Garbage spills out of untied or torn plastic bags. Some garbage is not even in bags, just poured raw next to the stone curb.
“I put the garbage in front of my restaurant for the garbage collectors to collect it,” Hun Sida, a 24-year-old waitress at the Pink Elephant Happy Pizza Pub, said one recent night. She said the restaurant owner orders employees to drop the garbage in the street in front of the restaurant.
“But the garbage truck doesn’t come regularly,” she continued. “I am not sure what time they come to collect it.”
Along the Riverside that evening, trash collected under the wheels of tuk tuks waiting for fares. In some places it was contained in tied black plastic bags.
But in other cases restaurant owners were saving money by not buying garbage bags. They just had their employees dump the day’s leftovers and trash in the street.
“The restaurants are closed around 12 o’clock, and the garbage is messy in front of each restaurant,” Ms. Sida said. “The garbage collectors always make it messy, even though the garbage is put in order.”
Ms. Sida said the street gets strewn with trash because restaurant workers don’t bother to tie the garbage bags. Either way, stray dogs or recycling men often tear open the garbage bags. The dogs go for the food. The recyclers for cans and bottles.
No one thinks to invest in sturdy garbage cans.

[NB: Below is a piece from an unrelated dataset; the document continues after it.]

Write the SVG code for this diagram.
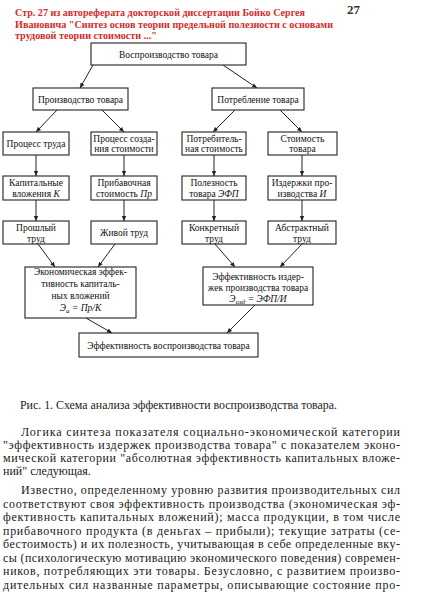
<svg xmlns="http://www.w3.org/2000/svg" width="427" height="600" viewBox="0 0 427 600">
<defs>
<marker id="ar" markerWidth="6" markerHeight="6" refX="5" refY="3" orient="auto" markerUnits="userSpaceOnUse">
<path d="M0,0.8 L5,3 L0,5.2 Z" fill="#222"/>
</marker>
<style>
.box{fill:#fff;stroke:#222;stroke-width:1.1}
.t{font-family:"Liberation Serif","DejaVu Serif",serif;font-size:9.5px;fill:#111;text-anchor:middle}
.i{font-style:italic}
.c line{stroke:#222;stroke-width:1;marker-end:url(#ar)}
.hd{font-family:"Liberation Serif","Times New Roman",serif;font-size:11px;font-weight:bold;fill:#d42a2a}
.b{font-family:"Liberation Serif","DejaVu Serif",serif;font-size:12px;fill:#1a1a1a}
</style>
</defs>
<rect width="427" height="600" fill="#fff"/>
<g id="header">
<text class="hd" x="15" y="16" textLength="290" lengthAdjust="spacingAndGlyphs">Стр. 27 из автореферата докторской диссертации Бойко Сергея</text>
<text class="hd" x="15" y="28" textLength="318" lengthAdjust="spacingAndGlyphs">Ивановича "Синтез основ теории предельной полезности с основами</text>
<text class="hd" x="15" y="39" textLength="142" lengthAdjust="spacingAndGlyphs">трудовой теории стоимости ..."</text>
<text x="347" y="14" font-family="Liberation Serif,serif" font-size="13" font-weight="bold" fill="#333">27</text>
</g>
<g class="c" id="connectors">
<line x1="93" y1="65" x2="80" y2="88"/>
<line x1="223" y1="65" x2="257" y2="88"/>
<line x1="57" y1="110" x2="36" y2="132"/>
<line x1="102" y1="110" x2="124" y2="132"/>
<line x1="235" y1="110" x2="213" y2="132"/>
<line x1="280" y1="110" x2="302" y2="132"/>
<line x1="36" y1="155" x2="36" y2="176"/>
<line x1="124" y1="155" x2="124" y2="176"/>
<line x1="214" y1="155" x2="214" y2="176"/>
<line x1="302" y1="155" x2="302" y2="176"/>
<line x1="36" y1="200" x2="36" y2="221"/>
<line x1="124" y1="200" x2="124" y2="221"/>
<line x1="214" y1="200" x2="214" y2="221"/>
<line x1="302" y1="200" x2="302" y2="221"/>
<line x1="38" y1="244" x2="55" y2="267"/>
<line x1="115" y1="244" x2="98" y2="267"/>
<line x1="215" y1="244" x2="235" y2="267"/>
<line x1="302" y1="244" x2="280" y2="267"/>
<line x1="86" y1="318" x2="112" y2="333"/>
<line x1="255" y1="305" x2="227" y2="333"/>
</g>
<g id="n-vospr"><rect class="box" x="91" y="43" width="155" height="22"/><text class="t" x="168.5" y="57.5">Воспроизводство товара</text></g>
<g id="n-proizv"><rect class="box" x="33" y="88" width="95" height="22"/><text class="t" x="80.5" y="102.5">Производство товара</text></g>
<g id="n-potr"><rect class="box" x="212" y="88" width="92" height="22"/><text class="t" x="258" y="102.5">Потребление товара</text></g>
<g id="n-ptruda"><rect class="box" x="3" y="132" width="66" height="23"/><text class="t" x="36" y="146.5">Процесс труда</text></g>
<g id="n-psozd"><rect class="box" x="91" y="132" width="66" height="23"/><text class="t" x="124" y="141.5">Процесс созда-</text><text class="t" x="124" y="152">ния стоимости</text></g>
<g id="n-potrst"><rect class="box" x="182" y="132" width="64" height="23"/><text class="t" x="214" y="141.5">Потребитель-</text><text class="t" x="214" y="152">ная стоимость</text></g>
<g id="n-stoim"><rect class="box" x="268" y="132" width="69" height="23"/><text class="t" x="302.5" y="141.5">Стоимость</text><text class="t" x="302.5" y="152">товара</text></g>
<g id="n-kap"><rect class="box" x="3" y="176" width="66" height="24"/><text class="t" x="36" y="186">Капитальные</text><text class="t" x="36" y="197">вложения <tspan class="i">К</tspan></text></g>
<g id="n-prib"><rect class="box" x="91" y="176" width="66" height="24"/><text class="t" x="124" y="186">Прибавочная</text><text class="t" x="124" y="197">стоимость <tspan class="i">Пр</tspan></text></g>
<g id="n-polez"><rect class="box" x="182" y="176" width="64" height="24"/><text class="t" x="214" y="186">Полезность</text><text class="t" x="214" y="197">товара <tspan class="i">ЭФП</tspan></text></g>
<g id="n-izd"><rect class="box" x="268" y="176" width="68" height="24"/><text class="t" x="302" y="186">Издержки про-</text><text class="t" x="302" y="197">изводства <tspan class="i">И</tspan></text></g>
<g id="n-proshl"><rect class="box" x="3" y="221" width="66" height="23"/><text class="t" x="36" y="230.5">Прошлый</text><text class="t" x="36" y="241.5">труд</text></g>
<g id="n-zhiv"><rect class="box" x="91" y="221" width="66" height="23"/><text class="t" x="124" y="236">Живой труд</text></g>
<g id="n-konkr"><rect class="box" x="182" y="221" width="64" height="23"/><text class="t" x="214" y="230.5">Конкретный</text><text class="t" x="214" y="241.5">труд</text></g>
<g id="n-abstr"><rect class="box" x="268" y="221" width="68" height="23"/><text class="t" x="302" y="230.5">Абстрактный</text><text class="t" x="302" y="241.5">труд</text></g>
<g id="n-econ"><rect class="box" x="25" y="267" width="111" height="51"/><text class="t" x="80.5" y="275">Экономическая эффек-</text><text class="t" x="80.5" y="287">тивность капиталь-</text><text class="t" x="80.5" y="299">ных вложений</text><text class="t i" x="80.5" y="311">Э<tspan font-size="7" dy="2">а</tspan><tspan dy="-2"> = Пр/К</tspan></text></g>
<g id="n-effizd"><rect class="box" x="203" y="267" width="110" height="38"/><text class="t" x="258" y="280">Эффективность издер-</text><text class="t" x="258" y="291">жек производства товара</text><text class="t i" x="258" y="302">Э<tspan font-size="7" dy="2">изд</tspan><tspan dy="-2"> = ЭФП/И</tspan></text></g>
<g id="n-effvospr"><rect class="box" x="79" y="333" width="179" height="24"/><text class="t" x="168.5" y="348.5">Эффективность воспроизводства товара</text></g>
<g id="body">
<text class="b" x="20" y="409" textLength="317" lengthAdjust="spacingAndGlyphs">Рис. 1. Схема анализа эффективности воспроизводства товара.</text>
<text class="b" x="21" y="436" textLength="379" lengthAdjust="spacing">Логика синтеза показателя социально-экономической категории</text>
<text class="b" x="3" y="449" textLength="397" lengthAdjust="spacing">"эффективность издержек производства товара" с показателем эконо-</text>
<text class="b" x="3" y="462" textLength="397" lengthAdjust="spacing">мической категории "абсолютная эффективность капитальных вложе-</text>
<text class="b" x="3" y="475">ний" следующая.</text>
<text class="b" x="21" y="494" textLength="379" lengthAdjust="spacing">Известно, определенному уровню развития производительных сил</text>
<text class="b" x="3" y="507.5" textLength="397" lengthAdjust="spacing">соответствуют своя эффективность производства (экономическая эф-</text>
<text class="b" x="3" y="521" textLength="397" lengthAdjust="spacing">фективность капитальных вложений); масса продукции, в том числе</text>
<text class="b" x="3" y="534.5" textLength="397" lengthAdjust="spacing">прибавочного продукта (в деньгах – прибыли); текущие затраты (се-</text>
<text class="b" x="3" y="548" textLength="397" lengthAdjust="spacing">бестоимость) и их полезность, учитывающая в себе определенные вку-</text>
<text class="b" x="3" y="561.5" textLength="397" lengthAdjust="spacing">сы (психологическую мотивацию экономического поведения) современ-</text>
<text class="b" x="3" y="575" textLength="397" lengthAdjust="spacing">ников, потребляющих эти товары. Безусловно, с развитием произво-</text>
<text class="b" x="3" y="588.5" textLength="397" lengthAdjust="spacing">дительных сил названные параметры, описывающие состояние про-</text>
</g>
</svg>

It is always the fault of the CINTRI workers.
“The garbage trucks are very late to collect it,” said Sao Nhor, a 59-year-old King’s Court Restaurant staffer. “Sometimes the workers don’t collect at all, and some are left behind.”
Khmer Times garbage prowl came shortly after city officials cleaned up the park side of Riverside. With TV cameras recording the broom pushing, that side got a good cleaning.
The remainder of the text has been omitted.